L’importance des Livrets dans l’épargne française
Aujourd’hui, les livrets ont une place prépondérante parmi les produits d’épargne des Français. En 2011, la collecte nette des produits de livrets a atteint environ €29bn soit une progression de plus de 80% en un an1. Parmi ces livrets, le livret A détient une place dominante puisqu’il représente deux tiers des collectes des livrets en 2011. En mai 2012, l’encours du livret A, produit d’épargne préféré des français, a atteint €227bn, celui du Livret développement durable (LDD) était de €71,5bn2 alors que les encours livrets bancaires ordinaires ont également continué de progresser durant l’ensemble de l’année 2011. La hausse des rémunérations proposée par les livrets, l’assurance pour les épargnants de disposer des fonds de manière instantanée, la sécurité d’un capital garanti et défiscalisé sont autant de caractéristiques recherchées par des investisseurs de plus en plus frileux. C’est en ce sens que ces livrets représentent aux yeux des investisseurs français une manière d’épargner séduisante.
Un engouement pour les livrets réglementés qui ne fait pas l’affaire des établissements bancaires
Même si pour les épargnants les conditions offertes par le livret A et le LDD sont semblables à tout autre livret, cela est bien différent pour les établissements bancaires. En effet les établissements sont contraints de centraliser une partie des récoltes auprès de la Caisse des Dépôts et Consignations (CDC), ce qui les oblige à sortir ces dépôts de leurs bilans pour les faire porter à la CDC en échange d’une commission. En termes Bâle III, la partie centralisée de ces dépôts ne peut pas être comptabilisée pour le calcul des ratios de liquidité. Ce taux de centralisation s’élève à 65% (taux tous distributeurs confondus, évoluant linéairement et s’ajustant en fonction de la part de marché de chacun des établissements) ce qui monopolise près de €300bn à la CDC. Le manque à gagner en termes de liquidité est important pour les établissements bancaires français qui militent pour un abaissement du taux de centralisation aux alentours de 50%. Pour éviter la fuite de cette liquidité de leurs bilans, les banques proposent donc des livrets à des conditions équivalentes (en termes de rémunération, de disponibilité des fonds, etc.) mais dont la totalité de l’encours est consignée dans le bilan.
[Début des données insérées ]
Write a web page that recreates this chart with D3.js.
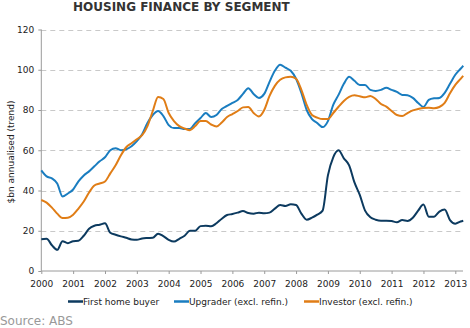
<!DOCTYPE html>
<html>
<head>
<meta charset="utf-8">
<script src="https://cdn.jsdelivr.net/npm/d3@7/dist/d3.min.js"></script>
<style>
  html, body { margin: 0; padding: 0; background: #fff; }
  svg { display: block; font-family: "DejaVu Sans", Verdana, sans-serif; }
</style>
</head>
<body>
<div id="chart"></div>
<script>
// ---- Data (bi-monthly readings, $bn annualised, trend) ----
const dates = [
  "2000-01","2000-03","2000-05","2000-07","2000-09","2000-11",
  "2001-01","2001-03","2001-05","2001-07","2001-09","2001-11",
  "2002-01","2002-03","2002-05","2002-07","2002-09","2002-11",
  "2003-01","2003-03","2003-05","2003-07","2003-09","2003-11",
  "2004-01","2004-03","2004-05","2004-07","2004-09","2004-11",
  "2005-01","2005-03","2005-05","2005-07","2005-09","2005-11",
  "2006-01","2006-03","2006-05","2006-07","2006-09","2006-11",
  "2007-01","2007-03","2007-05","2007-07","2007-09","2007-11",
  "2008-01","2008-03","2008-05","2008-07","2008-09","2008-11",
  "2009-01","2009-03","2009-05","2009-07","2009-09","2009-11",
  "2010-01","2010-03","2010-05","2010-07","2010-09","2010-11",
  "2011-01","2011-03","2011-05","2011-07","2011-09","2011-11",
  "2012-01","2012-03","2012-05","2012-07","2012-09","2012-11",
  "2013-01","2013-03","2013-04"
];
const firstHomeBuyer = [
  15.8,16.0,12.8,10.5,14.8,13.8,
  14.8,15.0,17.5,21.0,22.5,23.0,
  23.7,19.0,18.0,17.2,16.5,15.7,
  15.5,16.2,16.4,16.5,18.5,17.3,
  15.5,14.6,16.0,17.5,20.0,20.0,
  22.3,22.5,22.2,23.7,26.0,27.8,
  28.3,29.0,29.8,28.8,28.5,29.0,
  28.7,29.0,31.0,32.8,32.3,33.2,
  32.8,28.5,25.5,26.5,28.0,30.0,
  47.5,56.5,60.0,56.0,52.5,44.0,
  37.8,30.0,26.7,25.5,25.0,25.0,
  24.8,24.2,25.3,24.9,26.5,30.0,
  33.0,27.0,27.0,29.5,30.5,25.3,
  23.5,24.6,25.0
];
const upgrader = [
  50.0,47.0,46.0,43.5,37.0,38.5,
  40.5,44.5,47.5,49.5,52.0,54.5,
  56.5,60.0,61.0,60.0,60.5,62.0,
  64.5,68.0,73.5,77.5,79.5,77.0,
  72.5,71.0,71.0,70.5,70.5,73.5,
  76.0,78.5,76.5,77.5,80.5,82.0,
  83.5,85.0,88.0,90.8,88.0,86.0,
  88.0,94.0,99.5,102.5,101.0,99.5,
  95.5,88.5,80.0,75.5,73.5,71.5,
  74.5,82.5,87.5,93.0,96.5,94.5,
  92.4,92.4,90.0,89.5,90.0,91.0,
  90.0,89.0,87.5,87.3,86.0,83.5,
  81.5,85.0,85.8,86.0,88.5,93.0,
  97.5,100.5,102.0
];
const investor = [
  35.3,34.0,31.5,28.5,26.3,26.5,
  28.0,31.0,34.5,39.0,42.5,43.5,
  44.5,48.5,52.5,57.5,61.5,63.5,
  65.5,67.5,72.0,79.5,86.5,85.5,
  78.5,74.5,72.0,70.8,70.0,72.0,
  74.5,74.5,72.8,71.8,73.8,76.5,
  78.0,79.5,81.3,81.5,78.5,76.8,
  80.0,87.0,92.0,95.0,96.2,96.5,
  95.5,90.0,82.5,77.5,76.2,75.5,
  75.5,78.5,81.6,84.5,86.5,87.3,
  86.8,86.3,87.0,85.5,83.0,81.7,
  79.5,77.5,77.0,78.5,79.8,80.5,
  81.0,81.1,80.9,81.5,83.5,88.3,
  92.5,95.5,97.0
];
const seriesNames = ["First home buyer", "Upgrader (excl. refin.)", "Investor (excl. refin.)"];
const seriesColors = ["#0c3a5f", "#1a7dc0", "#e07d16"];
const yTicks = [0, 20, 40, 60, 80, 100, 120];
const xTicks = [2000,2001,2002,2003,2004,2005,2006,2007,2008,2009,2010,2011,2012,2013];

// ---- Chart ----
const W = 470, H = 328;
const svg = d3.select("#chart").append("svg").attr("width", W).attr("height", H);

const toYear = s => { const [y, m] = s.split("-").map(Number); return y + (m - 1) / 12; };
const xs = dates.map(toYear);

const x = d3.scaleLinear().domain([2000, 2013]).range([41.3, 455.3]);
const y = d3.scaleLinear().domain([0, 120]).range([271, 29.5]);
const xEnd = 463;

// title
svg.append("text").attr("x", 73).attr("y", 11)
  .attr("font-size", 12).attr("font-weight", "bold").attr("fill", "#333")
  .text("HOUSING FINANCE BY SEGMENT");

// gridlines
svg.append("g").selectAll("line").data(yTicks.filter(d => d > 0)).join("line")
  .attr("x1", x(2000)).attr("x2", xEnd)
  .attr("y1", d => Math.round(y(d)) + 0.5).attr("y2", d => Math.round(y(d)) + 0.5)
  .attr("stroke", "#c9c9c9").attr("stroke-width", 1).attr("stroke-dasharray", "5,4");

// y axis
const yAxis = svg.append("g").attr("transform", `translate(${x(2000)},0)`)
  .call(d3.axisLeft(y).tickValues(yTicks).tickSize(3).tickPadding(4));
yAxis.select(".domain").attr("stroke", "#9a9a9a").attr("d", `M0,${y(120)}V${y(0)}`);
yAxis.selectAll(".tick line").attr("stroke", "#9a9a9a");
yAxis.selectAll("text").attr("font-size", 9).attr("fill", "#222")
  .attr("font-family", "DejaVu Sans, Verdana, sans-serif");

// x axis
const xAxis = svg.append("g").attr("transform", `translate(0,${y(0)})`)
  .call(d3.axisBottom(x).tickValues(xTicks).tickFormat(d3.format("d")).tickSize(3).tickPadding(7));
xAxis.select(".domain").attr("stroke", "#9a9a9a").attr("d", `M${x(2000)},0H${xEnd}`);
xAxis.selectAll(".tick line").attr("stroke", "#9a9a9a");
xAxis.selectAll("text").attr("font-size", 9).attr("fill", "#222")
  .attr("font-family", "DejaVu Sans, Verdana, sans-serif");

// y title
svg.append("text")
  .attr("transform", `translate(14,152) rotate(-90)`)
  .attr("text-anchor", "middle").attr("font-size", 9).attr("fill", "#222")
  .text("$bn annualised (trend)");

// lines
const allSeries = [firstHomeBuyer, upgrader, investor];
const line = d3.line().x((d, i) => x(xs[i])).y(d => y(d)).curve(d3.curveMonotoneX);
[0, 1, 2].forEach(k => {
  svg.append("path").datum(allSeries[k])
    .attr("fill", "none").attr("stroke", seriesColors[k])
    .attr("stroke-width", 2).attr("stroke-linejoin", "round")
    .attr("d", line);
});

// legend
const legendX = [68, 174, 304];
const lg = svg.append("g");
seriesNames.forEach((name, k) => {
  lg.append("line").attr("x1", legendX[k]).attr("x2", legendX[k] + 15)
    .attr("y1", 301.5).attr("y2", 301.5)
    .attr("stroke", seriesColors[k]).attr("stroke-width", 2.5);
  lg.append("text").attr("x", legendX[k] + 15).attr("y", 304.5)
    .attr("font-size", 9).attr("fill", "#222").text(name);
});

// source
svg.append("text").attr("x", 0).attr("y", 325)
  .attr("font-size", 12).attr("fill", "#999").text("Source: ABS");
</script>
</body>
</html>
Mais l’importante popularité du livret A auprès des épargnants français rend difficile la démocratisation de ces nouveaux livrets…et le prochain doublement du plafond du livret A promis par François Hollande ne devrait pas favoriser l’émergence de ces livrets plus favorables aux yeux des banques d’un point de vue Bâle III. En effet, le nouveau gouvernement a estimé que cette mesure devrait entraîner le transfert de €40bn à €60bn d’épargne sur les livrets A, soit un surcoût handicapant pour les banques. Aujourd’hui les dépôts des cinq plus grands bancassureurs français représentent c.€2200bn3 et l’abaissement de 15 points du taux de centralisation représenterait une hausse de leurs dépôts au passif de c.€40bn, soit une progression de 2% au global. L’impact peut paraître insignifiant mais l’enjeu est bien plus grand pour les établissements bancaires : aller capter l’épargne des livrets A et LDD pour les rapatrier sur des produits non centralisés par la CDC.
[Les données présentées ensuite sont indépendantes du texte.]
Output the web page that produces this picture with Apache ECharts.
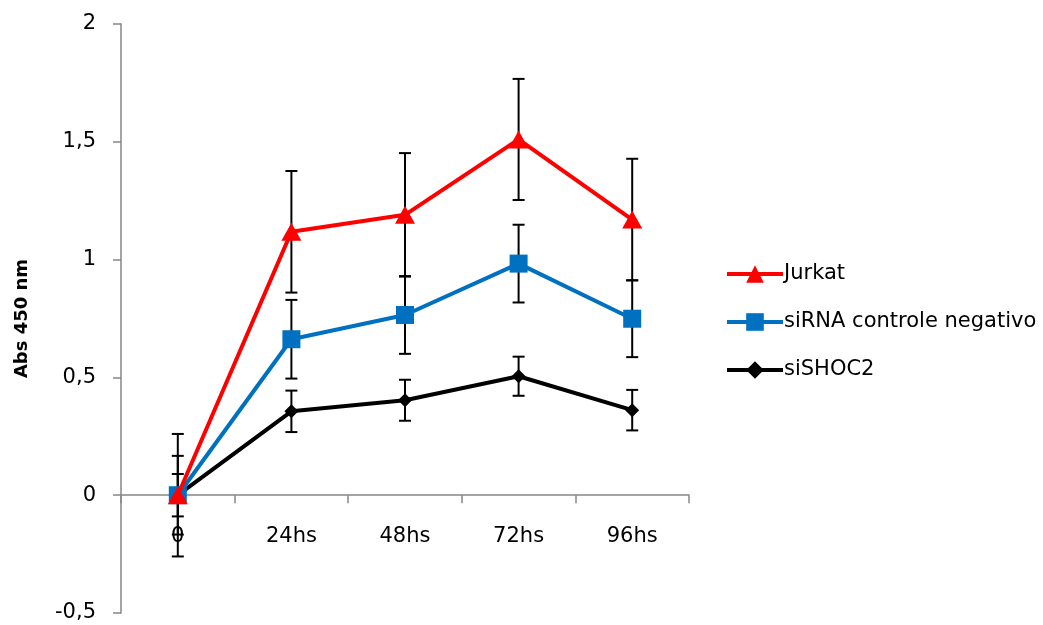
<!DOCTYPE html>
<html>
<head>
<meta charset="utf-8">
<script src="https://cdn.jsdelivr.net/npm/echarts@6/dist/echarts.min.js"></script>
<style>
html,body{margin:0;padding:0;background:#fff;}
#chart{width:1043px;height:625px;}
</style>
</head>
<body>
<div id="chart"></div>
<script>
const categories = ['0', '24hs', '48hs', '72hs', '96hs'];
const yTicks = { min: -0.5, max: 2, interval: 0.5 };

const jurkat = [0, 1.118, 1.19, 1.51, 1.17];
const jurkatErr = [0.26, 0.258, 0.262, 0.257, 0.258];

const sirnaCtrl = [0, 0.662, 0.765, 0.983, 0.749];
const sirnaCtrlErr = [0.167, 0.167, 0.165, 0.165, 0.163];

const siSHOC2 = [0, 0.356, 0.403, 0.505, 0.361];
const siSHOC2Err = [0.09, 0.088, 0.087, 0.083, 0.086];

const seriesNames = ['Jurkat', 'siRNA controle negativo', 'siSHOC2'];
const colors = ['#FF0000', '#0070C0', '#000000'];

function errData(vals, errs) {
  return vals.map((v, i) => [i, v - errs[i], v + errs[i]]);
}

function renderErr(params, api) {
  const x = api.value(0);
  const lo = api.coord([x, api.value(1)]);
  const hi = api.coord([x, api.value(2)]);
  const hw = 6;
  const style = { stroke: '#000', lineWidth: 2 };
  return {
    type: 'group',
    children: [
      { type: 'line', shape: { x1: lo[0], y1: lo[1], x2: hi[0], y2: hi[1] }, style: style },
      { type: 'line', shape: { x1: lo[0] - hw, y1: lo[1], x2: lo[0] + hw, y2: lo[1] }, style: style },
      { type: 'line', shape: { x1: hi[0] - hw, y1: hi[1], x2: hi[0] + hw, y2: hi[1] }, style: style }
    ]
  };
}

const font = 'DejaVu Sans';
const W = 1043, H = 625;
const gridBox = { left: 121, right: 354, top: 24, bottom: 12 };
const gridH = H - gridBox.top - gridBox.bottom;
// place the category axis at value 0 of the y scale
const xAxisOffset = -gridH * (0 - yTicks.min) / (yTicks.max - yTicks.min);

const chart = echarts.init(document.getElementById('chart'));

const errSets = [
  errData(jurkat, jurkatErr),
  errData(sirnaCtrl, sirnaCtrlErr),
  errData(siSHOC2, siSHOC2Err)
];
const vals = [jurkat, sirnaCtrl, siSHOC2];
const symbols = ['triangle', 'rect', 'diamond'];
const symbolSizes = [[20, 18], 18, 14];
const zs = [5, 4, 3];

const series = [];
errSets.forEach((d, k) => {
  series.push({
    type: 'custom',
    name: 'err' + k,
    renderItem: renderErr,
    data: d,
    z: 1,
    silent: true,
    encode: { x: 0, y: [1, 2] }
  });
});
vals.forEach((v, k) => {
  series.push({
    type: 'line',
    name: seriesNames[k],
    data: v,
    symbol: symbols[k],
    symbolSize: symbolSizes[k],
    lineStyle: { color: colors[k], width: 4 },
    itemStyle: { color: colors[k] },
    z: zs[k]
  });
});

chart.setOption({
  animation: false,
  backgroundColor: '#ffffff',
  grid: Object.assign({ containLabel: false, outerBoundsMode: 'none' }, gridBox),
  legend: {
    data: seriesNames.map((n, k) => ({
      name: n,
      itemStyle: { color: colors[k] },
      lineStyle: { color: colors[k], width: 4 }
    })),
    orient: 'vertical',
    left: 725,
    top: 263,
    padding: 0,
    itemWidth: 56,
    itemHeight: 22,
    itemGap: 26,
    textStyle: { fontFamily: font, fontSize: 21, color: '#000', lineHeight: 22, padding: [0, 0, 0, -4] }
  },
  xAxis: {
    type: 'category',
    data: categories,
    boundaryGap: true,
    offset: xAxisOffset,
    axisLine: { onZero: false, lineStyle: { color: '#868686', width: 1.5 } },
    axisTick: { show: true, length: 8, lineStyle: { color: '#868686', width: 1.5 } },
    axisLabel: { fontFamily: font, fontSize: 21, color: '#000', margin: 31 },
    splitLine: { show: false }
  },
  yAxis: {
    type: 'value',
    min: yTicks.min,
    max: yTicks.max,
    interval: yTicks.interval,
    name: 'Abs 450 nm',
    nameLocation: 'middle',
    nameGap: 90,
    nameTextStyle: { fontFamily: font, fontSize: 18, fontWeight: 'bold', color: '#000' },
    axisLine: { show: true, lineStyle: { color: '#868686', width: 1.5 } },
    axisTick: { show: true, length: 8, lineStyle: { color: '#868686', width: 1.5 } },
    axisLabel: {
      fontFamily: font, fontSize: 21, color: '#000', margin: 25,
      formatter: v => String(v).replace('.', ',')
    },
    splitLine: { show: false }
  },
  series: series
});
</script>
</body>
</html>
L’émergence des produits hybrides « Comptes courants – Livrets »
Pour favoriser le rapatriement de ces fonds, les banques ont mis en place des produits répondant au mieux aux attentes des épargnants français. Ainsi de nouvelles gammes de produits font progressivement leur apparition. Des produits hybrides appelés « Comptes courants – Livrets » permettent ainsi de transférer de manière automatique le surplus de fonds disponible des comptes courants sur des livrets afin d’en assurer une rémunération intéressante. Et inversement, en cas de décalage de trésorerie, le produit transfère les fonds du livret sur le compte courant pour éviter les découverts. Ce produit permet donc d’épargner dès que le solde du compte courant l’autorise en offrant une rémunération en ligne avec les livrets tout en assurant la disponibilité et la garantie des fonds versés. Cette nouvelle gamme de produit répond parfaitement à la fois à la nouvelle attente de la clientèle ainsi qu’aux critères d’exigence de liquidité des normes Bâle III et permet donc aux banques d’avoir l’opportunité de ramener ces fonds-là dans leurs bilans. Outre ces produits innovants qui voient peu à peu le jour, les livrets classiques non réglementés offerts par les banques restent des investissements sécurisés et rentables qui permettent aux établissements de garder les dépôts de manière permanente et complète dans leurs bilans.